- Drop-seq 2.5.1
- R 4.1.3
- Pysam
- MASS
- nloptr
-
Step1_Drop_seq.py: utilize the Drop-seq computational pipeline (James Nemesh, McCarroll Lab, version 1.12; Macosko et al., 2015) to map the reads to the genome and tag the reads with cell barcode, UMI barcode and gene annotation in bam files. Next, we extracted intronic reads in bam file because the legacy Drop-seq computational pipeline (version 1.12) only consider exonic reads.
-
Step2_extract_alignment_info.sh: sam2tsv (https://github.com/lindenb/jvarkit/; version ec2c2364) is used to extract detailed alignment information from bam files and then T-to-C substitutions are identified in both experimental and control samples (without Timelapse chemical conversion reaction, as a control for background mutations).
-
Step3_substract_background_locus.sh: exclude the genomic sites with background T-to-C substitutions from the downstream analysis.
-
Step4_genetare_TC_matrix.sh: generate labeled and unlabeled gene expression matrix.

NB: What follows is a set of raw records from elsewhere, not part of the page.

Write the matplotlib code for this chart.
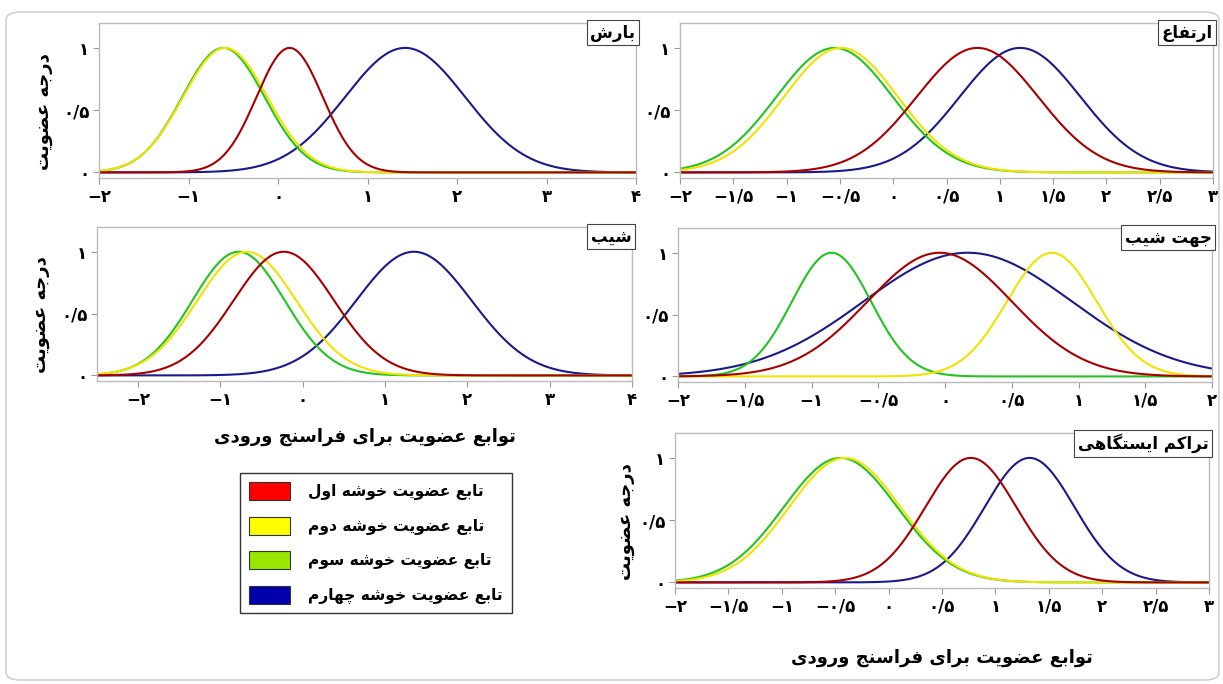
import numpy as np
import matplotlib
matplotlib.use('Agg')
import matplotlib.pyplot as plt
from matplotlib.patches import Patch, FancyBboxPatch

# membership functions (gaussian): centre, sigma for clusters 1..4
# cluster order: red (1st), yellow (2nd), green (3rd), blue (4th)
barsh_c = [0.13, -0.59, -0.61, 1.42]
barsh_s = [0.37, 0.47, 0.46, 0.67]

ertefa_c = [0.79, -0.49, -0.55, 1.19]
ertefa_s = [0.57, 0.535, 0.546, 0.567]

shib_c = [-0.23, -0.68, -0.78, 1.35]
shib_s = [0.61, 0.60, 0.56, 0.70]

jahat_c = [-0.04, 0.80, -0.85, 0.17]
jahat_s = [0.54, 0.336, 0.296, 0.78]

tarakom_c = [0.77, -0.41, -0.45, 1.32]
tarakom_s = [0.425, 0.52, 0.53, 0.42]

xt_barsh = [-2, -1, 0, 1, 2, 3, 4]
xt_ertefa = [-2, -1.5, -1, -0.5, 0, 0.5, 1, 1.5, 2, 2.5, 3]
xt_shib = [-2, -1, 0, 1, 2, 3, 4]
xt_jahat = [-2, -1.5, -1, -0.5, 0, 0.5, 1, 1.5, 2]
xt_tarakom = [-2, -1.5, -1, -0.5, 0, 0.5, 1, 1.5, 2, 2.5, 3]
yt = [0, 0.5, 1]

titles = ['بارش', 'ارتفاع', 'شیب', 'جهت شیب', 'تراکم ایستگاهی']
ylab = 'درجه عضویت'
xlab = 'توابع عضویت برای فراسنج ورودی'
leg_labels = ['تابع عضویت خوشه اول', 'تابع عضویت خوشه دوم',
              'تابع عضویت خوشه سوم', 'تابع عضویت خوشه چهارم']

line_cols = ['#a80000', '#f2e200', '#22c422', '#1a1a8a']
leg_cols = ['#ff0000', '#ffff00', '#99e600', '#0000aa']

# --- tiny arabic/persian shaper (no bidi lib available) ---
# base char -> first code point of its presentation forms, dual joining?
FORMS = {
    'ا': (0xFE8D, False), 'ب': (0xFE8F, True), 'ت': (0xFE95, True),
    'ج': (0xFE9D, True), 'چ': (0xFB7A, True), 'خ': (0xFEA5, True),
    'د': (0xFEA9, False), 'ر': (0xFEAD, False), 'س': (0xFEB1, True),
    'ش': (0xFEB5, True), 'ض': (0xFEBD, True), 'ع': (0xFEC9, True),
    'ف': (0xFED1, True), 'ک': (0xFB8E, True), 'گ': (0xFB92, True),
    'ل': (0xFEDD, True), 'م': (0xFEE1, True), 'ن': (0xFEE5, True),
    'ه': (0xFEE9, True), 'و': (0xFEED, False), 'ی': (0xFBFC, True),
}


def fa(text):
    out = []
    for i, ch in enumerate(text):
        if ch not in FORMS:
            out.append(ch)
            continue
        base, dual = FORMS[ch]
        prev = text[i-1] if i > 0 else ''
        nxt = text[i+1] if i < len(text)-1 else ''
        jp = prev in FORMS and FORMS[prev][1]
        jn = dual and nxt in FORMS
        if jp and jn:
            k = 3
        elif jp:
            k = 1
        elif jn:
            k = 2
        else:
            k = 0
        out.append(chr(base + k))
    return ''.join(reversed(out))


DIG = str.maketrans('0123456789', '۰۱۲۳۴۵۶۷۸۹')


def fnum(v):
    s = ('%g' % abs(v)).replace('.', '/').translate(DIG)
    return ('−' + s) if v < 0 else s


plt.rcParams['font.family'] = ['DejaVu Sans']
plt.rcParams['font.weight'] = 'bold'

fig = plt.figure(figsize=(12.23, 6.84), dpi=100)
W, H = 1223.0, 684.0

# rounded outer frame
fig.patches.append(FancyBboxPatch((6/W, 4/H), 1213/W, 668/H,
                                  boxstyle='round,pad=0,rounding_size=0.012',
                                  transform=fig.transFigure, fc='none',
                                  ec='#cfcfcf', lw=1.2, zorder=-5))


def box(l, t, r, b):
    return [l/W, 1-b/H, (r-l)/W, (b-t)/H]


# position, xlim, xticks, centres, sigmas, title idx, ylabel x, xlabel pad
panels = [
    (box(99, 23, 636, 178), (-2, 4), xt_barsh, barsh_c, barsh_s, 0, -0.086, None),
    (box(680, 23, 1213, 178), (-2, 3), xt_ertefa, ertefa_c, ertefa_s, 1, None, None),
    (box(97, 227, 632, 381), (-2.5, 4), xt_shib, shib_c, shib_s, 2, -0.088, 14),
    (box(678, 228, 1212, 382), (-2, 2), xt_jahat, jahat_c, jahat_s, 3, None, None),
    (box(675, 433, 1209, 588), (-2, 3), xt_tarakom, tarakom_c, tarakom_s, 4, -0.075, 24),
]

for pos, xl, xt, cs, ss, ti, ylx, xpad in panels:
    ax = fig.add_axes(pos)
    x = np.linspace(xl[0], xl[1], 600)
    for k in [3, 2, 1, 0]:
        ax.plot(x, np.exp(-(x-cs[k])**2/(2*ss[k]**2)), color=line_cols[k], lw=1.5)
    ax.set_xlim(xl)
    ax.set_ylim(-0.045, 1.2)
    ax.set_xticks(xt)
    ax.set_xticklabels([fnum(v) for v in xt], fontsize=12, fontweight='bold')
    ax.set_yticks(yt)
    ax.set_yticklabels([fnum(v) for v in yt], fontsize=12, fontweight='bold')
    ax.tick_params(length=4, width=0.8, color='#999999', pad=3)
    for sp in ax.spines.values():
        sp.set_color('#bbbbbb')
        sp.set_linewidth(1.0)
    ax.text(0.999, 0.995, fa(titles[ti]), transform=ax.transAxes, ha='right', va='top',
            fontsize=12, fontweight='bold',
            bbox=dict(boxstyle='square,pad=0.2', fc='white', ec='#444444', lw=0.8))
    if ylx is not None:
        ax.set_ylabel(fa(ylab), fontsize=13, fontweight='bold')
        ax.yaxis.set_label_coords(ylx, 0.43)
    if xpad is not None:
        ax.set_xlabel(fa(xlab), fontsize=13, fontweight='bold', labelpad=xpad)

handles = [Patch(fc=c, ec='#333333', lw=0.8) for c in leg_cols]
fig.legend(handles, [fa(t) for t in leg_labels], loc='upper left',
           bbox_to_anchor=(240/W, 1-473/H), borderaxespad=0,
           prop=dict(size=11.2, weight='bold'), frameon=True, fancybox=False,
           edgecolor='black', handlelength=2.6, handleheight=1.4,
           labelspacing=1.05, handletextpad=1.2, borderpad=0.6)

plt.savefig('out.png', dpi=100)
plt.close()
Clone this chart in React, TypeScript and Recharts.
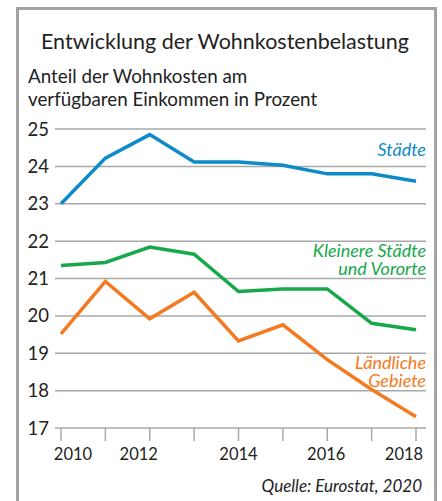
import React from 'react';
import { LineChart, Line, XAxis, YAxis, CartesianGrid } from 'recharts';

const years = [2010, 2011, 2012, 2013, 2014, 2015, 2016, 2017, 2018];
const staedte = [23.0, 24.22, 24.85, 24.12, 24.12, 24.03, 23.8, 23.8, 23.6];
const kleinereStaedte = [21.35, 21.43, 21.84, 21.65, 20.65, 20.72, 20.72, 19.8, 19.63];
const laendlich = [19.52, 20.92, 19.92, 20.63, 19.33, 19.76, 18.83, 18.03, 17.3];
const yTicks = [17, 18, 19, 20, 21, 22, 23, 24, 25];
const xLabelYears = [2010, 2012, 2014, 2016, 2018];

const title = 'Entwicklung der Wohnkostenbelastung';
const subtitle1 = 'Anteil der Wohnkosten am';
const subtitle2 = 'verfügbaren Einkommen in Prozent';
const source = 'Quelle: Eurostat, 2020';

const BLUE = '#0d8bc9';
const GREEN = '#17a84b';
const ORANGE = '#f47a22';
const GRID = '#a8a8a8';
const TEXT = '#222';
const FONT = 'Lato, sans-serif';

const data = years.map((y, i) => ({
  year: y,
  staedte: staedte[i],
  kleinere: kleinereStaedte[i],
  laendlich: laendlich[i],
}));

const labelShift: Record<number, number> = { 2010: 12, 2012: -11, 2014: 0, 2016: -1, 2018: -12 };

const XTick = (props: any) => {
  const { x, y, payload } = props;
  const v = payload.value as number;
  if (!xLabelYears.includes(v)) return null;
  return (
    <text x={x + (labelShift[v] || 0)} y={y + 17} textAnchor="middle" fontSize={16.5} fontFamily={FONT} fill={TEXT}>
      {v}
    </text>
  );
};

export default function App() {
  return (
    <div style={{ position: 'absolute', left: 0, top: 0, width: 442, height: 501, background: '#fff', overflow: 'hidden', fontFamily: FONT }}>
      <div style={{ position: 'absolute', left: 16, top: 7, width: 421, height: 520, border: '3px solid #a3a3a3', boxSizing: 'border-box' }} />
      <div style={{ position: 'absolute', left: 0, width: 450, top: 28, textAlign: 'center', fontSize: 21.5, color: TEXT, lineHeight: '26px' }}>{title}</div>
      <div style={{ position: 'absolute', left: 28, top: 64, fontSize: 18.8, color: TEXT, lineHeight: '23px' }}>
        <div>{subtitle1}</div>
        <div>{subtitle2}</div>
      </div>
      <LineChart width={442} height={501} data={data} margin={{ top: 129, right: 16, bottom: 0, left: 0 }} style={{ position: 'absolute', left: 0, top: 0 }}>
        <CartesianGrid horizontal vertical={false} stroke={GRID} strokeWidth={1.5} />
        <XAxis
          dataKey="year"
          type="number"
          domain={[2010, 2018]}
          ticks={years}
          padding={{ left: 6, right: 10 }}
          axisLine={false}
          tickLine={{ stroke: GRID, strokeWidth: 1.5 }}
          tickSize={13}
          tick={<XTick />}
          interval={0}
          height={73}
        />
        <YAxis
          domain={[17, 25]}
          ticks={yTicks}
          width={55}
          axisLine={false}
          tickLine={false}
          tickSize={0}
          tickMargin={6}
          tick={{ fontSize: 18.5, fontFamily: FONT, fill: TEXT }}
        />
        <Line dataKey="staedte" stroke={BLUE} strokeWidth={3.5} dot={false} isAnimationActive={false} />
        <Line dataKey="kleinere" stroke={GREEN} strokeWidth={3.5} dot={false} isAnimationActive={false} />
        <Line dataKey="laendlich" stroke={ORANGE} strokeWidth={3.5} dot={false} isAnimationActive={false} />
      </LineChart>
      <div style={{ position: 'absolute', right: 16, top: 140, fontSize: 18, fontStyle: 'italic', color: BLUE, textAlign: 'right', lineHeight: '18px' }}>Städte</div>
      <div style={{ position: 'absolute', right: 16, top: 242, fontSize: 18, fontStyle: 'italic', color: GREEN, textAlign: 'right', lineHeight: '17.5px' }}>
        <div>Kleinere Städte</div>
        <div>und Vororte</div>
      </div>
      <div style={{ position: 'absolute', right: 16, top: 353, fontSize: 18, fontStyle: 'italic', color: ORANGE, textAlign: 'right', lineHeight: '18px' }}>
        <div>Ländliche</div>
        <div>Gebiete</div>
      </div>
      <div style={{ position: 'absolute', right: 20, top: 476, fontSize: 17, fontStyle: 'italic', color: TEXT, textAlign: 'right', lineHeight: '19px' }}>{source}</div>
    </div>
  );
}
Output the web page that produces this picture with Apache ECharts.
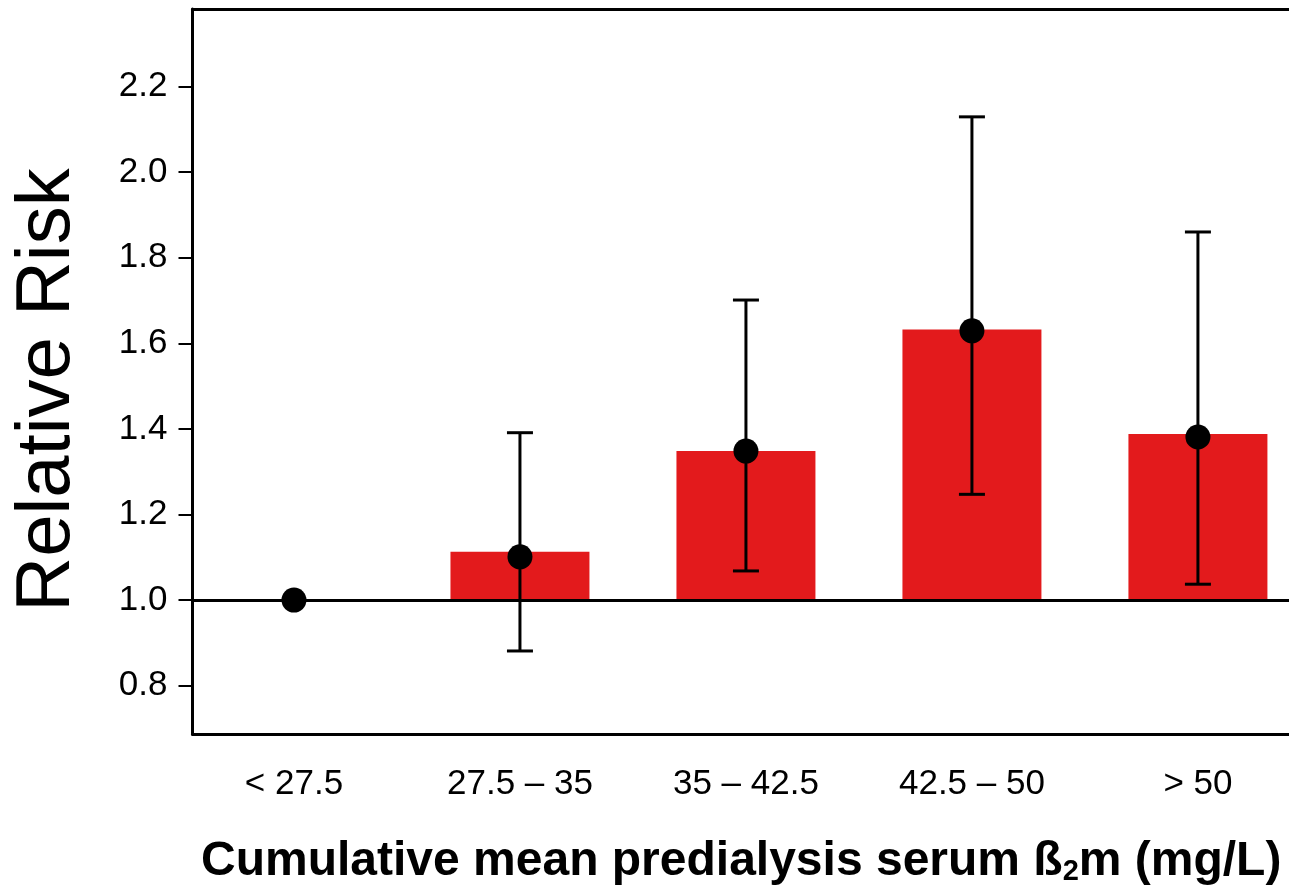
<!DOCTYPE html>
<html>
<head>
<meta charset="utf-8">
<script src="https://cdn.jsdelivr.net/npm/echarts@6/dist/echarts.min.js"></script>
<style>html,body{margin:0;padding:0;background:#fff}#c{width:1289px;height:891px}</style>
</head>
<body>
<div id="c"></div>
<script>
const categories = ['< 27.5', '27.5 – 35', '35 – 42.5', '42.5 – 50', '> 50'];
const barValues = [null, 1.113, 1.348, 1.632, 1.388];
const pointValues = [1.0, 1.101, 1.348, 1.629, 1.381];
const upperCI = [null, 1.391, 1.701, 2.129, 1.86];
const lowerCI = [null, 0.881, 1.068, 1.247, 1.037];
const yTicks = [0.8, 1.0, 1.2, 1.4, 1.6, 1.8, 2.0, 2.2];
const baseline = 1.0;

const FONT = '"Liberation Sans", Arial, Helvetica, sans-serif';
const chart = echarts.init(document.getElementById('c'), null, {renderer: 'canvas'});

const idx = categories.map((c, i) => i);
const barData = idx.filter(i => barValues[i] != null).map(i => [i, barValues[i]]);
const errData = idx.filter(i => upperCI[i] != null).map(i => [i, lowerCI[i], upperCI[i]]);
const ptData = idx.map(i => [i, pointValues[i]]);

const frameLine = {show: true, onZero: false, lineStyle: {color: '#000', width: 3}};

chart.setOption({
  animation: false,
  backgroundColor: '#fff',
  grid: {left: 192.5, top: 9, right: 0, bottom: 157, show: false},
  title: {
    left: 196, top: 833,
    text: '{a|Cumulative mean predialysis serum ß}{s|2}{a|m (mg/L)}',
    textStyle: {
      rich: {
        a: {fontFamily: FONT, fontWeight: 'bold', fontSize: 48, color: '#000'},
        s: {fontFamily: FONT, fontWeight: 'bold', fontSize: 29, color: '#000', verticalAlign: 'bottom', padding: [16, 0, 0, 0]}
      }
    }
  },
  xAxis: [{
    type: 'value', min: -0.449, max: 4.403, position: 'bottom',
    splitLine: {show: false},
    axisLine: frameLine,
    axisTick: {show: false},
    axisLabel: {
      customValues: idx,
      formatter: v => categories[Math.round(v)] || '',
      fontFamily: FONT, fontSize: 35, color: '#000', margin: 33
    }
  }, {
    type: 'value', min: -0.449, max: 4.403, position: 'top',
    splitLine: {show: false},
    axisLine: frameLine,
    axisTick: {show: false},
    axisLabel: {show: false}
  }],
  yAxis: {
    type: 'value', min: 0.687, max: 2.381,
    splitLine: {show: false},
    axisLine: frameLine,
    axisTick: {show: true, customValues: yTicks, length: 14, inside: false, lineStyle: {color: '#000', width: 2}},
    axisLabel: {
      customValues: yTicks,
      formatter: v => v.toFixed(1),
      fontFamily: FONT, fontSize: 35, color: '#000', margin: 25
    }
  },
  graphic: [{
    type: 'text', x: 48, y: 390, rotation: Math.PI / 2,
    style: {text: 'Relative Risk', fontFamily: FONT, fontSize: 76, fill: '#000', textAlign: 'center', textVerticalAlign: 'middle'}
  }],
  series: [
    {
      type: 'custom', z: 2,
      data: barData,
      renderItem: function (params, api) {
        const x = api.value(0), v = api.value(1);
        const top = api.coord([x, v]);
        const base = api.coord([x, baseline]);
        const w = api.size([1, 0])[0] * 0.615;
        return {type: 'rect', shape: {x: top[0] - w / 2, y: top[1], width: w, height: base[1] - top[1]}, style: {fill: '#E31A1C'}};
      },
      markLine: {
        silent: true, symbol: 'none', z: 3,
        lineStyle: {color: '#000', width: 3, type: 'solid'},
        label: {show: false},
        data: [{yAxis: baseline}]
      }
    },
    {
      type: 'custom', z: 4,
      data: errData,
      renderItem: function (params, api) {
        const x = api.value(0);
        const lo = api.coord([x, api.value(1)]);
        const hi = api.coord([x, api.value(2)]);
        const cw = 13;
        const st = {stroke: '#000', lineWidth: 3};
        return {type: 'group', children: [
          {type: 'line', shape: {x1: lo[0], y1: lo[1], x2: hi[0], y2: hi[1]}, style: st},
          {type: 'line', shape: {x1: hi[0] - cw, y1: hi[1], x2: hi[0] + cw, y2: hi[1]}, style: st},
          {type: 'line', shape: {x1: lo[0] - cw, y1: lo[1], x2: lo[0] + cw, y2: lo[1]}, style: st}
        ]};
      }
    },
    {
      type: 'scatter', z: 5,
      data: ptData,
      symbol: 'circle', symbolSize: 25,
      itemStyle: {color: '#000', opacity: 1}
    }
  ]
});
</script>
</body>
</html>
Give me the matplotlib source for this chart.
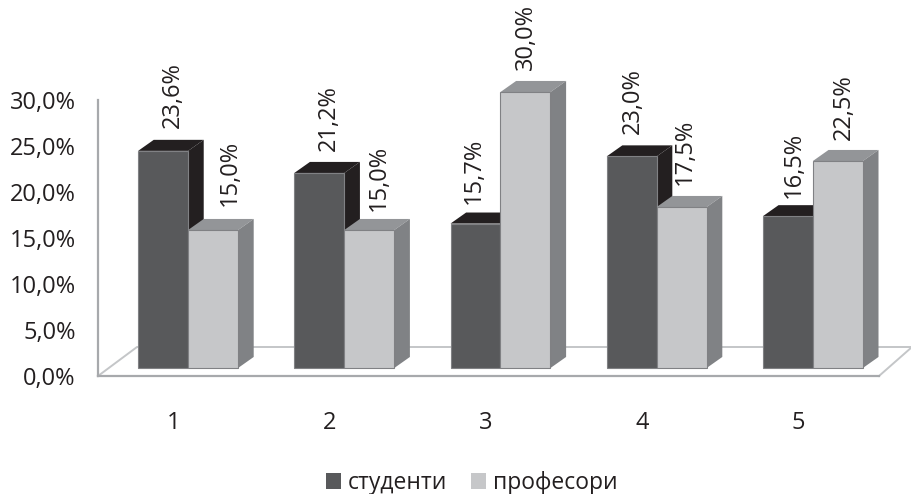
#!/usr/bin/env python3
# plot.py: 3D-looking grouped bars, students vs professors
import matplotlib
matplotlib.use("Agg")
import matplotlib.pyplot as plt
from matplotlib.patches import Patch

plt.rcParams["font.family"] = ["Open Sans", "DejaVu Sans"]

categories = ["1", "2", "3", "4", "5"]
studenti = [23.6, 21.2, 15.7, 23.0, 16.5]
profesori = [15.0, 15.0, 30.0, 17.5, 22.5]
y_ticks = [0, 5, 10, 15, 20, 25, 30]
series_names = ["студенти", "професори"]

# label nudges in pixels (x from bar centre, y above bar top)
stud_nudge = [(10, 23), (10, 22), (-2, 20), (1, 22), (6, 18)]
prof_nudge = [(17, 24), (10, 19), (0, 22), (3, 22), (6, 21)]

W, H = 912, 494
BAR_W = 0.32
DX, DY = 0.10, 1.2  # fake depth of the bars, in data units
FS = 17
DARK, LIGHT = "#58595b", "#c6c7c9"

def fmt(v):
    return f"{v:.1f}%".replace(".", ",")

def axes_px(fig, left, right, top, bottom):
    return fig.add_axes([left/W, 1-bottom/H, (right-left)/W, (bottom-top)/H])

def bars3d(ax, xs, vals, front, top, side, z):
    for x, v in zip(xs, vals):
        l, r = x-BAR_W/2, x+BAR_W/2
        ax.fill([l, l+DX, r+DX, r], [v, v+DY, v+DY, v], color=top, lw=0, zorder=z, clip_on=False)
        ax.fill([r, r+DX, r+DX, r], [0, DY, v+DY, v], color=side, lw=0, zorder=z, clip_on=False)
    ax.bar(xs, vals, BAR_W, color=front, edgecolor="#808184", lw=0.8, zorder=z+1, clip_on=False)

fig = plt.figure(figsize=(W/100, H/100), dpi=100)

# axis frame and floor
ax2 = axes_px(fig, 98, 879, 100, 376)
ax2.set_xlim(-0.484, 4.516)
ax2.set_ylim(0, 30)
ax2.set_yticks(y_ticks)
ax2.set_yticklabels([fmt(t) for t in y_ticks], fontsize=FS, color="#231f20")
ax2.set_xticks(range(len(categories)))
ax2.set_xticklabels(categories, fontsize=FS, color="#231f20")
ax2.tick_params(length=0)
ax2.tick_params(axis="x", pad=25)
ax2.tick_params(axis="y", pad=16)
for s in ["top", "right"]:
    ax2.spines[s].set_visible(False)
for s in ["left", "bottom"]:
    ax2.spines[s].set_color("#a7a9ac")
    ax2.spines[s].set_linewidth(1.6)
fx, fy = 39/781, 29/276
floor_c = "#c4c6c8"
ax2.plot([0, fx, 1+33/781, 1], [0, fy, fy, 0], color=floor_c, lw=1.4,
         transform=ax2.transAxes, clip_on=False)

# bars
ax = axes_px(fig, 110, 891, 93, 368)
ax.patch.set_alpha(0)
ax.axis("off")
ax.set_xlim(-0.5, 4.5)
ax.set_ylim(0, 275/9.2)
xs = list(range(len(categories)))
x1 = [x-BAR_W/2 for x in xs]
x2 = [x+BAR_W/2 for x in xs]
bars3d(ax, x1, studenti, DARK, "#231f20", "#231f20", 2)
bars3d(ax, x2, profesori, LIGHT, "#939598", "#808285", 4)

for xv, vals, nudge in [(x1, studenti, stud_nudge), (x2, profesori, prof_nudge)]:
    for x, v, (nx, ny) in zip(xv, vals, nudge):
        ax.annotate(fmt(v), (x, v), xytext=(nx*0.72, ny*0.72), textcoords="offset points",
                    rotation=90, ha="center", va="bottom", fontsize=FS,
                    color="#231f20", annotation_clip=False, zorder=8)

handles = [Patch(color=DARK, lw=0), Patch(color=LIGHT, lw=0)]
fig.legend(handles, series_names, loc="center", bbox_to_anchor=(472/W, 1-483/H),
           ncol=2, frameon=False, fontsize=16.5, handlelength=0.65, handleheight=0.65,
           handletextpad=0.3, columnspacing=1.05, labelcolor="#231f20")

fig.savefig("out.png", dpi=100)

To address the insufficiency of metabolic RNA labeling, we adopted a statistic model to approximate the real distribution of T-to-C substitution in single cells and estimate the real mutation rate.
-
Raw data files are available at NCBI Gene Expression Omnibus (GEO) (https://www.ncbi.nlm.nih.gov/geo/query/acc.cgi?acc=GSE194357).
-
Simple demos can be found in
/Well-TEMP-Seq/data. 2500 entries are extracted from raw fastq files as demo. 400 cells are extracted to demostrate RNA velocity analysis.